E isto foi o que me entristeceu no filme. Parecia que ninguém o via como pessoa. Como uma das amantes mencionou "ele representava tudo o que eu amava na vida. O jazz." Então e a pessoa? Ouvindo estas coisas, não me admira que o seu mundo passasse a ser as drogas ou o álcool. Se eu fosse apenas um produto, imaterial como a música, não pensaria tanto no mal que a droga faz ao corpo. Afinal de contas, a música não apanha uma overdose.

Na década de 70, Chet Baker reaparece, gravando álbuns dispersos por várias editoras e - após treinar a sua nova dentadura - com um toque de trompete mais vivo e mais jazzy. Esta fase durou até à sua morte, em 1988.

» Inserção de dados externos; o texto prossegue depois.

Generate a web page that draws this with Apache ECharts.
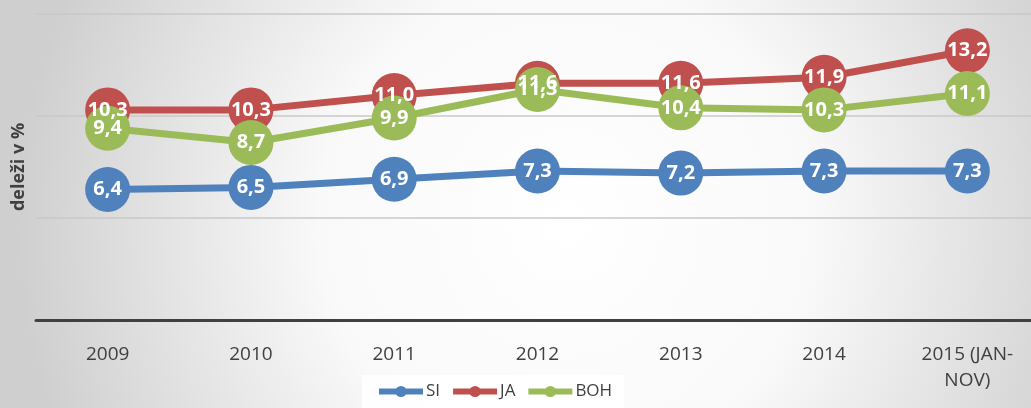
<!DOCTYPE html>
<html>
<head>
<meta charset="utf-8">
<script src="https://cdn.jsdelivr.net/npm/echarts@6/dist/echarts.min.js"></script>
<style>
  html, body { margin: 0; padding: 0; }
  #main { width: 1031px; height: 408px; }
</style>
</head>
<body>
<div id="main"></div>
<script>
var years = ['2009', '2010', '2011', '2012', '2013', '2014', '2015 (JAN-\nNOV)'];
var si = [6.4, 6.5, 6.9, 7.3, 7.2, 7.3, 7.3];
var ja = [10.3, 10.3, 11.0, 11.6, 11.6, 11.9, 13.2];
var boh = [9.4, 8.7, 9.9, 11.3, 10.4, 10.3, 11.1];

var myChart = echarts.init(document.getElementById('main'));

// vrednosti z decimalno vejico
function fmt (p) {
  return p.value.toFixed(1).replace('.', ',');
}

function makeSeries (name, data, color) {
  return {
    name: name,
    type: 'line',
    data: data,
    symbol: 'circle',
    symbolSize: 45,
    lineStyle: { color: color, width: 7 },
    itemStyle: { color: color },
    label: {
      show: true,
      position: 'inside',
      formatter: fmt,
      color: '#fff',
      fontWeight: 'bold',
      fontSize: 20,
      fontFamily: 'Open Sans'
    },
    emphasis: { disabled: true },
    animation: false
  };
}

var option = {
  backgroundColor: new echarts.graphic.RadialGradient(0.55, 0.55, 1.35, [
    { offset: 0, color: '#ffffff' },
    { offset: 0.45, color: '#f9f9f9' },
    { offset: 1, color: '#cfcfcf' }
  ]),
  textStyle: { fontFamily: 'Open Sans' },
  grid: {
    left: 36,
    right: -8,
    top: 14,
    bottom: 88,
    containLabel: false,
    outerBoundsMode: 'none'
  },
  legend: {
    bottom: 0,
    left: 362,
    itemWidth: 44,
    itemHeight: 14,
    itemGap: 10,
    padding: [8, 12, 8, 14],
    backgroundColor: 'rgba(255,255,255,0.85)',
    lineStyle: { width: 6 },
    textStyle: { fontSize: 17, color: '#404040', fontFamily: 'Open Sans', padding: [0, 0, 0, -2] },
    data: ['SI', 'JA', 'BOH']
  },
  xAxis: {
    type: 'category',
    data: years,
    boundaryGap: true,
    axisLine: { lineStyle: { color: '#404040', width: 3 } },
    axisTick: { show: false },
    axisLabel: {
      color: '#404040',
      fontSize: 19,
      margin: 22,
      lineHeight: 26
    }
  },
  yAxis: {
    type: 'value',
    min: 0,
    max: 15,
    interval: 5,
    name: 'deleži v %',
    nameLocation: 'middle',
    nameRotate: 90,
    nameGap: 8,
    nameTextStyle: { fontSize: 18, fontWeight: 'bold', color: '#404040' },
    axisLabel: { show: false },
    axisLine: { show: false },
    axisTick: { show: false },
    splitLine: { lineStyle: { color: '#c8c8c8', width: 1.5 } }
  },
  series: [
    makeSeries('SI', si, '#4f81bd'),
    makeSeries('JA', ja, '#c0504d'),
    makeSeries('BOH', boh, '#9bbb59')
  ]
};

myChart.setOption(option);
</script>
</body>
</html>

O filme culmina com um "espectáculo" em Cannes. As aspas são necessárias neste caso porque, como diz o músico, "toquei para um público três vezes maior que este e não se ouvia um alfinete a cair. Este é o pior público para se tocar...". Após pedir silêncio, pois era "uma música que o requer", lá cantou e encantou, quase fazendo crer que as rugas eram causadas pela transfiguração da sua face em dor, enquanto canta, e não pela heroína. Dando-nos a ilusão de que aquela cara era inevitável, mesmo tirando as drogas.

Aconselhável a todos os fãs de jazz, mas desaconselhável a todos os fãs de jazz... isto faz sentido, se pensarem um bocado no assunto. Eu gostei.*

Sérgio Cruz Serra

Crazy English repete hoje, dia 20, às 21:30, no Museu do Oriente.
Let's Get Lost repete hoje, dia 20, às 23:30, na sala 3 do S. Jorge.

*Ouvir jazz coloca-me num episódio de Peanuts. Gosto, mas passado um bocado começo a andar num passo esquisito, com um cão branco e preto a meu lado e caio sempre que tento pontapear uma bola. Miúda estúpida.